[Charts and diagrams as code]
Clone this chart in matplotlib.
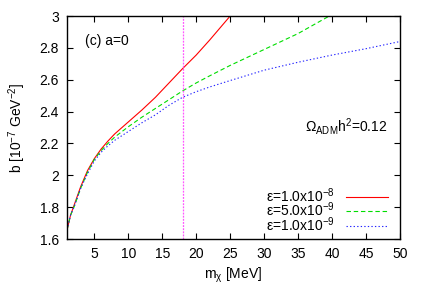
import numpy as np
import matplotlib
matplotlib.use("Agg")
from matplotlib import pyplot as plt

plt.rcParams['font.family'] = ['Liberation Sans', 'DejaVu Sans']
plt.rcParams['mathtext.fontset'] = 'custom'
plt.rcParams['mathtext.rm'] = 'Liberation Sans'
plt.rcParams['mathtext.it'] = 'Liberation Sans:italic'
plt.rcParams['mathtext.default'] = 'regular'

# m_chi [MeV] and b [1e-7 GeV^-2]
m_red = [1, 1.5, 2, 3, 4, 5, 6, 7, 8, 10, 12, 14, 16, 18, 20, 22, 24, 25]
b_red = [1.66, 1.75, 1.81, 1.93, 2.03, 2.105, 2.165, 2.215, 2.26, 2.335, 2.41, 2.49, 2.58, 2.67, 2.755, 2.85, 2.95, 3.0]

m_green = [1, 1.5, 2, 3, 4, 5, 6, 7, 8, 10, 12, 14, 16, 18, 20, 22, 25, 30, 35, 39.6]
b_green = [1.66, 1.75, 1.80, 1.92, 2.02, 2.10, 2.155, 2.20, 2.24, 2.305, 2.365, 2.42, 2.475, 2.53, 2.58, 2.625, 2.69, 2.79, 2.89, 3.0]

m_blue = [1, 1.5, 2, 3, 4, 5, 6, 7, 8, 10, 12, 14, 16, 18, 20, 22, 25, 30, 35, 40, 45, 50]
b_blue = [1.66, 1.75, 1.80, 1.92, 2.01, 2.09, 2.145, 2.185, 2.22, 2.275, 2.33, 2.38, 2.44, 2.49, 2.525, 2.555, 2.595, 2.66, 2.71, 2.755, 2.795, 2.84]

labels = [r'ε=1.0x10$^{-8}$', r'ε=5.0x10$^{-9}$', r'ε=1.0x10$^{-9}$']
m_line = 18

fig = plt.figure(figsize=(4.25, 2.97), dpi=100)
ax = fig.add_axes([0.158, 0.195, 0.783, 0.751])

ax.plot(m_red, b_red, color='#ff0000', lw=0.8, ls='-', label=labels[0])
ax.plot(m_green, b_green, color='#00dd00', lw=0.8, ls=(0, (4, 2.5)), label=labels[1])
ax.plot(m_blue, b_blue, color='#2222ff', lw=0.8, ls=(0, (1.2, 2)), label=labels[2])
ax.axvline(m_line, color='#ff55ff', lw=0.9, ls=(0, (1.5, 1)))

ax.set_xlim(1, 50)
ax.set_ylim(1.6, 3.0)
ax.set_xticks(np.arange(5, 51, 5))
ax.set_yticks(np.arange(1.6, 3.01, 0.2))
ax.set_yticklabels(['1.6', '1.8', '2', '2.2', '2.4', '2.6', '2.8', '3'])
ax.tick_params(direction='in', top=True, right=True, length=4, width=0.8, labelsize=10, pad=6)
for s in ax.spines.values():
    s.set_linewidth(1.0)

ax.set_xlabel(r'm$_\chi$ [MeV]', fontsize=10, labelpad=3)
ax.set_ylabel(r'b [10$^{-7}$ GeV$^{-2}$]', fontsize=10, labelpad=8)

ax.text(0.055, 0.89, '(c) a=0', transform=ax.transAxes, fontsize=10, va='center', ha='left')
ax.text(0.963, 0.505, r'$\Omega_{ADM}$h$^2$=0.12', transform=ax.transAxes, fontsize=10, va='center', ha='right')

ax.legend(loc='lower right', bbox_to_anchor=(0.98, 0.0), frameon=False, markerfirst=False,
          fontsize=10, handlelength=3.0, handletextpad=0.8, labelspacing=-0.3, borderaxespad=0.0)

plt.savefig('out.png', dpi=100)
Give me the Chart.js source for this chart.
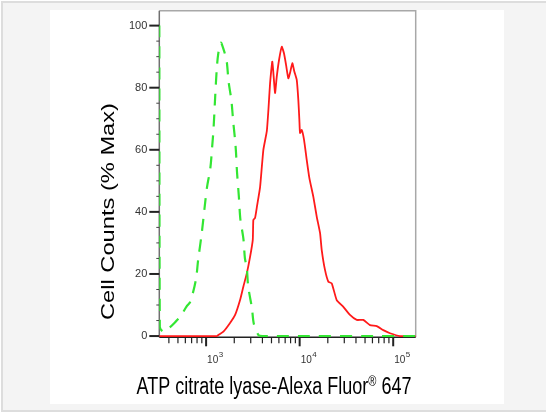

| Written exercise |
Leave out the pictures and restate everything else word for word.

| Exercise solution |
Clone this chart in matplotlib.
import numpy as np
import matplotlib
matplotlib.use("Agg")
from matplotlib import pyplot as plt

plt.rcParams['font.family'] = ['Liberation Sans', 'DejaVu Sans']
plt.rcParams['mathtext.fontset'] = 'custom'
plt.rcParams['mathtext.rm'] = 'Liberation Sans'
plt.rcParams['mathtext.it'] = 'Liberation Sans:italic'
plt.rcParams['mathtext.default'] = 'regular'

# m_chi [MeV] and b [1e-7 GeV^-2]
m_red = [1, 1.5, 2, 3, 4, 5, 6, 7, 8, 10, 12, 14, 16, 18, 20, 22, 24, 25]
b_red = [1.66, 1.75, 1.81, 1.93, 2.03, 2.105, 2.165, 2.215, 2.26, 2.335, 2.41, 2.49, 2.58, 2.67, 2.755, 2.85, 2.95, 3.0]

m_green = [1, 1.5, 2, 3, 4, 5, 6, 7, 8, 10, 12, 14, 16, 18, 20, 22, 25, 30, 35, 39.6]
b_green = [1.66, 1.75, 1.80, 1.92, 2.02, 2.10, 2.155, 2.20, 2.24, 2.305, 2.365, 2.42, 2.475, 2.53, 2.58, 2.625, 2.69, 2.79, 2.89, 3.0]

m_blue = [1, 1.5, 2, 3, 4, 5, 6, 7, 8, 10, 12, 14, 16, 18, 20, 22, 25, 30, 35, 40, 45, 50]
b_blue = [1.66, 1.75, 1.80, 1.92, 2.01, 2.09, 2.145, 2.185, 2.22, 2.275, 2.33, 2.38, 2.44, 2.49, 2.525, 2.555, 2.595, 2.66, 2.71, 2.755, 2.795, 2.84]

labels = [r'ε=1.0x10$^{-8}$', r'ε=5.0x10$^{-9}$', r'ε=1.0x10$^{-9}$']
m_line = 18

fig = plt.figure(figsize=(4.25, 2.97), dpi=100)
ax = fig.add_axes([0.158, 0.195, 0.783, 0.751])

ax.plot(m_red, b_red, color='#ff0000', lw=0.8, ls='-', label=labels[0])
ax.plot(m_green, b_green, color='#00dd00', lw=0.8, ls=(0, (4, 2.5)), label=labels[1])
ax.plot(m_blue, b_blue, color='#2222ff', lw=0.8, ls=(0, (1.2, 2)), label=labels[2])
ax.axvline(m_line, color='#ff55ff', lw=0.9, ls=(0, (1.5, 1)))

ax.set_xlim(1, 50)
ax.set_ylim(1.6, 3.0)
ax.set_xticks(np.arange(5, 51, 5))
ax.set_yticks(np.arange(1.6, 3.01, 0.2))
ax.set_yticklabels(['1.6', '1.8', '2', '2.2', '2.4', '2.6', '2.8', '3'])
ax.tick_params(direction='in', top=True, right=True, length=4, width=0.8, labelsize=10, pad=6)
for s in ax.spines.values():
    s.set_linewidth(1.0)

ax.set_xlabel(r'm$_\chi$ [MeV]', fontsize=10, labelpad=3)
ax.set_ylabel(r'b [10$^{-7}$ GeV$^{-2}$]', fontsize=10, labelpad=8)

ax.text(0.055, 0.89, '(c) a=0', transform=ax.transAxes, fontsize=10, va='center', ha='left')
ax.text(0.963, 0.505, r'$\Omega_{ADM}$h$^2$=0.12', transform=ax.transAxes, fontsize=10, va='center', ha='right')

ax.legend(loc='lower right', bbox_to_anchor=(0.98, 0.0), frameon=False, markerfirst=False,
          fontsize=10, handlelength=3.0, handletextpad=0.8, labelspacing=-0.3, borderaxespad=0.0)

plt.savefig('out.png', dpi=100)
Give me the Chart.js source for this chart.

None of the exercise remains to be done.